A: Let me answer your question with a question: Have you been caught? If not, for all practical purposes you are in compliance.

Q: While dumping toxic substances into the reservoir, I suddenly wondered whether there might be some old laws on the books that I should comply with. Are there?

A: No, not to my immediate knowledge—or yours.

Q: I am interested in making millions of Americans addicted to the drugs that my company sells. This is O.K. from a compliance standpoint, right?

A: Absolutely! I would not be a registered expert in compliance if I told you otherwise. Indeed, I am surprised at the tone of uncertainty in your question. As a compliance issue, selling drugs and making people addicted to them is itself complying with a higher law, covered by the ancient Roman formula lex quodquod cupio (“the law [is] whatever I want”). One must look inside oneself and ask, “Is this what I want?” If the answer is “Yes, it is!,” then that’s the law, and the relevant compliance obligations have been met.

Q: I recently discovered that for many years I have unwittingly complied with laws against punching passersby in the face on the street. Who even knew that such laws existed? But I complied with them all the same! Now, because of a change in personal feelings, I would like not to comply with these laws anymore. Can I get some free punches on credit for all the punches that I didn’t throw in the past (such as at the guy last week in Times Square)?

A: Believe me, I know how frustrating it is to find that you have accidentally complied when noncompliance was an option that would have made you feel much better. Complying with not punching people in the face, in practice, is voluntary and self-enforcing. In other words, no one is a better judge of when to punch and when not to punch than you are. None of these rules are written in stone.
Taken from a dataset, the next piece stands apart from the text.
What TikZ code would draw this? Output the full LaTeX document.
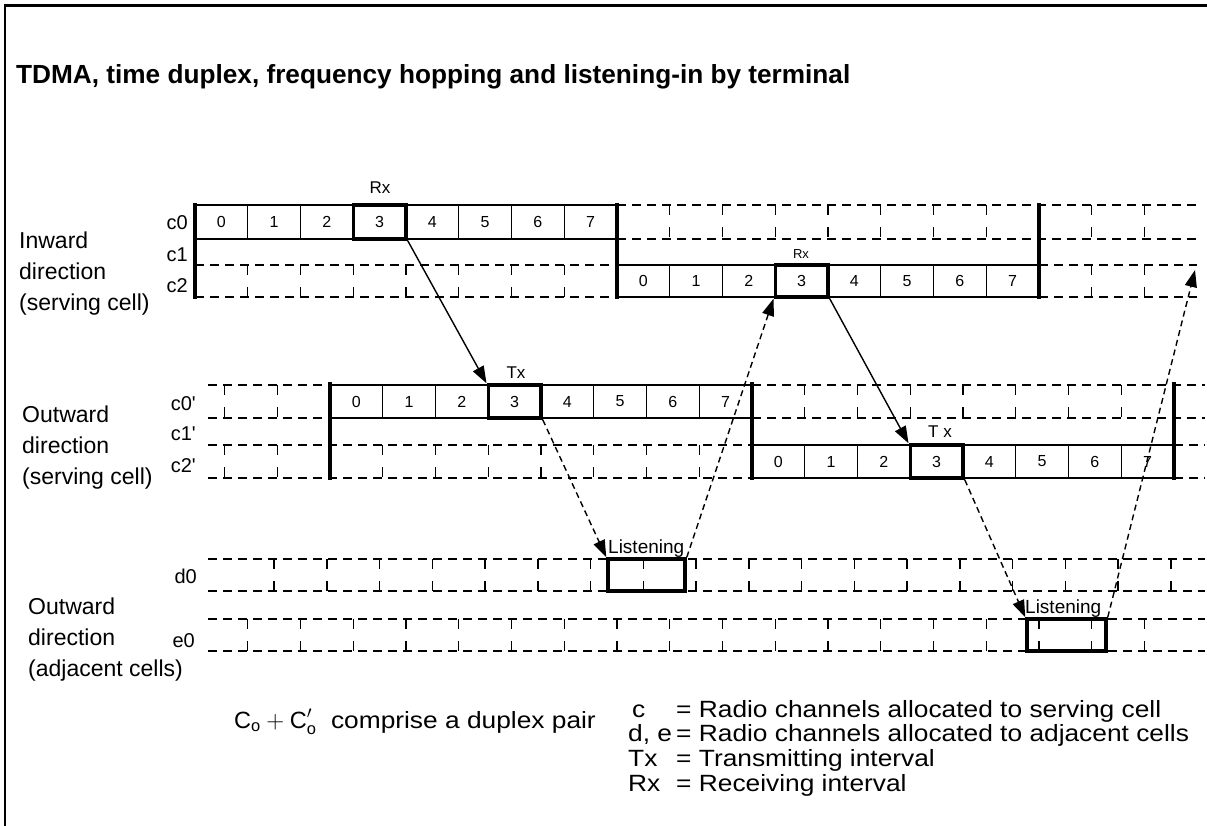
\documentclass[tikz,border=0pt]{standalone}
\usepackage{fontspec}
\setmainfont{Liberation Sans}
\newfontfamily\keyfont{Liberation Sans}[FakeStretch=1.12]
\usetikzlibrary{arrows.meta}

\begin{document}
\begin{tikzpicture}[x=1pt,y=-1pt,
    cell/.style={draw,line width=1.2pt,minimum width=52.75pt,inner sep=0pt,
      font=\fontsize{16}{16}\selectfont},
    hotcell/.style={draw,line width=3.5pt,minimum width=52.75pt,inner sep=0pt},
    gap/.style={line width=1.4pt,dash pattern=on 9pt off 6pt},
    tick/.style={line width=1.4pt,dash pattern=on 10pt off 12pt},
    bar/.style={line width=4.5pt},
    hop/.style={line width=1.4pt,-{Triangle[length=17pt,width=12pt]}},
    hopdash/.style={hop,dash pattern=on 6pt off 4pt},
    chan/.style={anchor=base east,inner sep=0pt,font=\fontsize{20}{20}\selectfont},
    side/.style={anchor=north west,inner sep=0pt,align=left,
      font=\fontsize{23}{31}\selectfont},
    tag/.style={anchor=base,inner sep=0pt,font=\fontsize{17}{17}\selectfont},
    key/.style={anchor=base west,inner sep=0pt,font=\keyfont\fontsize{23.5}{23.5}\selectfont}]

  \useasboundingbox (0,0) rectangle (1207,826);

  % outer frame and title
  \draw[line width=3pt] (4,6) -- (1207,6);
  \draw[line width=2pt] (5,6) -- (5,826);
  \node[anchor=base west,inner sep=0pt,font=\bfseries\fontsize{26.2}{26.2}\selectfont]
    (title) at (16,84) {TDMA, time duplex, frequency hopping and listening-in by terminal};

  \node[side] (inward) at (19,232) {Inward\\direction\\(serving cell)};
  \node[side] (outward) at (22,406) {Outward\\direction\\(serving cell)};
  \node[side] (adjacent) at (28,598) {Outward\\direction\\(adjacent cells)};

  \node[chan] (c0in) at (188,230) {c0};
  \node[chan] (c1in) at (188,262) {c1};
  \node[chan] (c2in) at (188,292) {c2};
  \node[chan] (c0out) at (196,410) {c0\textquotesingle};
  \node[chan] (c1out) at (196,440) {c1\textquotesingle};
  \node[chan] (c2out) at (196,472) {c2\textquotesingle};
  \node[chan] (d0) at (197,583) {d0};
  \node[chan] (e0) at (195,647) {e0};

  % idle slots (dashed)
  \foreach \xa/\xb/\y in {195/617/265, 195/617/297, 617/1197/205, 617/1197/239,
      1039/1197/265, 1039/1197/297, 208/330/385, 208/330/418, 208/752/445,
      208/752/478, 752/1205/385, 752/1205/418, 1174/1205/445, 1174/1205/478,
      208/1205/559, 208/1205/591, 208/1205/619, 208/1205/651}
  {
    \draw[gap] (\xa,\y) -- (\xb,\y);
  }
  \foreach \xo/\y/\h/\ka/\kb in {195/265/32/1/7, 1039/265/32/1/2, 617/205/34/1/10,
      330/385/33/-2/-1, 752/385/33/1/7, 330/445/33/-2/7,
      221.375/559/32/1/18, 195/619/32/1/18}
  {
    \foreach \k in {\ka,...,\kb}
    {
      \draw[tick] ({\xo+52.75*\k},\y) -- ++(0,\h);
    }
  }

  % used frames
  \foreach \i in {0,...,7}
  {
    \node[cell,minimum height=34pt] (in1-\i) at ({221.375+52.75*\i},222) {\i};
    \node[cell,minimum height=32pt] (in2-\i) at ({643.375+52.75*\i},281) {\i};
    \node[cell,minimum height=33pt] (out1-\i) at ({356.375+52.75*\i},401.5) {\i};
    \node[cell,minimum height=33pt] (out2-\i) at ({778.375+52.75*\i},461.5) {\i};
  }

  \foreach \x in {195,617,1039}
  {
    \draw[bar] (\x,203) -- (\x,299);
  }
  \foreach \x in {330,752,1174}
  {
    \draw[bar] (\x,382) -- (\x,480);
  }

  \node[hotcell,minimum height=34pt] (rxA) at (in1-3) {};
  \node[hotcell,minimum height=32pt] (rxB) at (in2-3) {};
  \node[hotcell,minimum height=33pt] (txA) at (out1-3) {};
  \node[hotcell,minimum height=33pt] (txB) at (out2-3) {};
  \node[hotcell,minimum width=77pt,minimum height=32pt] (lisD) at (646.5,575) {};
  \node[hotcell,minimum width=79pt,minimum height=32pt] (lisE) at (1066.5,635) {};

  \node[tag] (rxAtag) at (380,194) {Rx};
  \node[tag,font=\fontsize{13}{13}\selectfont] (rxBtag) at (801,259) {Rx};
  \node[tag] (txAtag) at (516,378) {Tx};
  \node[tag] (txBtag) at (940,437) {T x};
  \node[tag,anchor=base west,font=\fontsize{19}{19}\selectfont] (lisDtag) at (608,553) {Listening};
  \node[tag,anchor=base west,font=\fontsize{19}{19}\selectfont] (lisEtag) at (1025,613) {Listening};

  % hops
  \coordinate (next) at (1195,270);
  \draw[hop] (rxA.south east) -- (txA.north west);
  \draw[hopdash] (txA.south east) -- (lisD.north west);
  \draw[hopdash] (lisD.north east) -- (rxB.south west);
  \draw[hop] (rxB.south east) -- (txB.north west);
  \draw[hopdash] (txB.south east) -- (lisE.north west);
  \draw[hopdash] (lisE.north east) -- (next);

  % legend
  \node[key] (pair) at (234,728)
    {$\mathrm{C}_{\mathrm{o}}+\mathrm{C}^{\prime}_{\mathrm{o}}$\ \ comprise a duplex pair};
  \node[key] (kc) at (632,717) {c};
  \node[key] (kde) at (628,741) {d, e};
  \node[key] (ktx) at (628,766) {Tx};
  \node[key] (krx) at (628,791) {Rx};
  \node[key] (vc) at (676,717) {= Radio channels allocated to serving cell};
  \node[key] (vde) at (676,741) {= Radio channels allocated to adjacent cells};
  \node[key] (vtx) at (676,766) {= Transmitting interval};
  \node[key] (vrx) at (676,791) {= Receiving interval};
\end{tikzpicture}
\end{document}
If you feel like it, by all means, punch away. We compliance experts can work something out later.

Q: A chemical that I made at my factory and then intentionally released in a neighborhood of people I don’t like had the result of killing hundreds of my possible enemies and also many non-enemy bystanders. Now I am told that some tricky compliance issues need to be sorted out. How long will that take, and is it permissible to delete the e-mails that various police officials, attorneys, and survivors keep sending me?

A: One of the thorniest compliance areas that we have to deal with is murder. Again, it’s a matter of interpretation, but, when you cause another person’s death, your act may fall into the category of murder, or, to use a courtroom term, “homicide.” Do not let these weighted words intimidate you, however. They serve mainly as placeholders while we look more closely at readjusting the compliance structure to your particular situation. Say that you are being asked to comply with prison time or even some lethal-injection exposure as a result of your having “murdered” X or Y individual(s). That demand goes both ways, because you can also require the individuals imposing such penalties to comply with your executing them as well. Can they comply with chemicals entering the A.C. units of their apartments or houses and poisoning them in their sleep? “Comply with this! ” you shout. Compliance will always be a two-way street.

Q: It seems like I comply and comply and comply again, and it’s never enough. Will there be no end to this complying? I frequently commit acts that are then crime-shamed as being “against the law,” “just plain wrong,” or even “sociopathic.” Is that fair? Can you help me?

A: Help you? I am you, and I say “Go for it!” In the end, only we can judge. ♦

Ian Frazier is a staff writer at The New Yorker.